You have a companion named Ellie that fights with you during the lackluster firefights. She's probably the most interesting character in the game. Not because of her cardboard personality. I think she's interesting because of her unique magical abilities. Through out the game she splits up with you to find another way. The problem is the levels are design to be so linear that visually there is no other path to take. Once you reach your destination she's there. How did she get there? Witchcraft. I'm calling it now. She's a witch that can teleport. It happens often too. Sometimes she doesn't even split up with you. You can go into a tunnel and look behind you; she's there. Go little farther and turn around; She's gone. Get out of the tunnel and she's there waiting for you. Witchcraft I tell you!

Visually the game is okay looking, the character models and environments look very bland, animations for the Chimera and your human buddies are very robotic looking; and the cutscenes are very compressed oddly, which result in a very noisy video quality and sound that is very low in volume. I guess even the developers didn't think they were all that great either as this is the only PS Vita game that disables the screen capturing tool that's built in the Vita's OS. The lighting is impressive though, I can give them that.

The soundtrack is an orchestral score that is great but the problem is that the game glitches up and never plays the music. I figured this out by playing through most of this one section and I died, there was no music playing at all. The game spawned me at my latest checkpoint and I went through the section again, but this time epic music was playing. Throughout the game the soundtrack is literally your footsteps and gunfire (No matter how close or far you are, the gunfire is always the same volume.). I should also mention the gunfire sounds like popcorn popping, Mmmm popcorn.

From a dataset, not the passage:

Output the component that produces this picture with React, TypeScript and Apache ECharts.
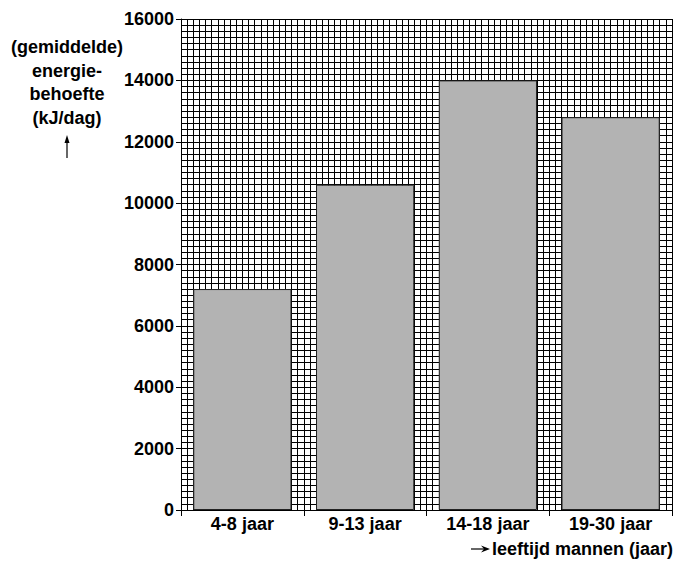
import React, { useEffect, useRef } from "react";
import * as echarts from "echarts";

const categories = ["4-8 jaar", "9-13 jaar", "14-18 jaar", "19-30 jaar"];
const energyValues = [7200, 10600, 14000, 12800];
const yTicks = { min: 0, max: 16000, interval: 2000 };
const yLabelLines = ["(gemiddelde)", "energie-", "behoefte", "(kJ/dag)"];
const xLabelText = "leeftijd mannen (jaar)";

const FONT = '"Liberation Sans", Arial, sans-serif';

export default function App() {
  const ref = useRef<HTMLDivElement>(null);
  useEffect(() => {
    if (!ref.current) return;
    const chart = echarts.init(ref.current, null, { renderer: "svg" });
    const lineY = [47, 71, 94, 118];
    const graphics: any[] = yLabelLines.map((t, i) => ({
      type: "text",
      x: 67,
      y: lineY[i],
      style: {
        text: t,
        font: `bold 18px ${FONT}`,
        fill: "#000",
        align: "center",
        verticalAlign: "middle",
      },
    }));
    graphics.push(
      { type: "line", shape: { x1: 67, y1: 158, x2: 67, y2: 141 }, style: { stroke: "#000", lineWidth: 1.2 } },
      { type: "polygon", shape: { points: [[67, 135], [64.5, 143], [69.5, 143]] }, style: { fill: "#000" } },
      { type: "line", shape: { x1: 471, y1: 549, x2: 484, y2: 549 }, style: { stroke: "#000", lineWidth: 1.2 } },
      { type: "polygon", shape: { points: [[490, 549], [481, 545.5], [484, 549], [481, 552.5]] }, style: { fill: "#000" } },
      {
        type: "text",
        x: 673,
        y: 549,
        style: {
          text: xLabelText,
          font: `bold 18px ${FONT}`,
          fill: "#000",
          align: "right",
          verticalAlign: "middle",
        },
      }
    );
    chart.setOption({
      animation: false,
      backgroundColor: "#fff",
      grid: { left: 181, top: 19, right: 6, bottom: 51, containLabel: false },
      xAxis: [
        {
          type: "category",
          data: categories,
          boundaryGap: true,
          axisLine: { show: true, lineStyle: { color: "#000", width: 1 } },
          axisTick: { show: true, length: 6, alignWithLabel: false, lineStyle: { color: "#000" } },
          axisLabel: { color: "#000", fontSize: 18, fontWeight: "bold", fontFamily: FONT, margin: 5 },
          splitLine: { show: false },
          z: 5,
        },
        {
          type: "value",
          min: 0,
          max: 80,
          interval: 1,
          position: "top",
          axisLine: { show: false },
          axisTick: { show: false },
          axisLabel: { show: false },
          splitLine: { show: true, lineStyle: { color: "#000", width: 1 } },
        },
      ],
      yAxis: {
        type: "value",
        min: yTicks.min,
        max: yTicks.max,
        interval: yTicks.interval,
        axisLine: { show: true, lineStyle: { color: "#000", width: 1 } },
        axisTick: { show: true, length: 5, lineStyle: { color: "#000" } },
        axisLabel: {
          color: "#000",
          fontSize: 18,
          fontWeight: "bold",
          fontFamily: FONT,
          margin: 7,
          formatter: (v: number) => String(v),
        },
        splitLine: { show: true, lineStyle: { color: "#000", width: 1 } },
        minorTick: { show: false, splitNumber: 10 },
        minorSplitLine: { show: true, lineStyle: { color: "#000", width: 1 } },
      },
      series: [
        {
          type: "bar",
          xAxisIndex: 0,
          data: energyValues,
          barWidth: "80%",
          itemStyle: { color: "#b3b3b3", borderColor: "#222", borderWidth: 1 },
          z: 3,
        },
      ],
      graphic: graphics,
    });
    return () => chart.dispose();
  }, []);
  return (
    <div
      ref={ref}
      style={{ position: "fixed", left: 0, top: 0, width: 678, height: 561 }}
    />
  );
}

Resistance has a competitive 8 player online mode that features 3 deathmatch modes. Deathmatch, Team Deathmatch, and Survival ( Two players start out Chimeran and must turn the human players into a Chimera by killing them.). There aren't much maps to play in so the multiplayer becomes very dull quickly especially with having only 3 game modes of the same game type. You can unlock different weapons to use as you level up. Once you unlock the shotgun you need no other weapon though. That is what majority of the online community uses. Any other weapon will not rack up as much kills as the shotgun.



Being the first handheld game to take advantage of dual analog sticks, Burning Skies is an mediocre experience that could have been so much more. It proves that an FPS can control fine on the Vita but it falls flat in everything else. If you're a hardcore FPS fan that really wants to shoot stuff and wants another FPS to play besides Killzone: Mercenary, go ahead and buy it. For everyone else, just stick with Killzone: Mercenary.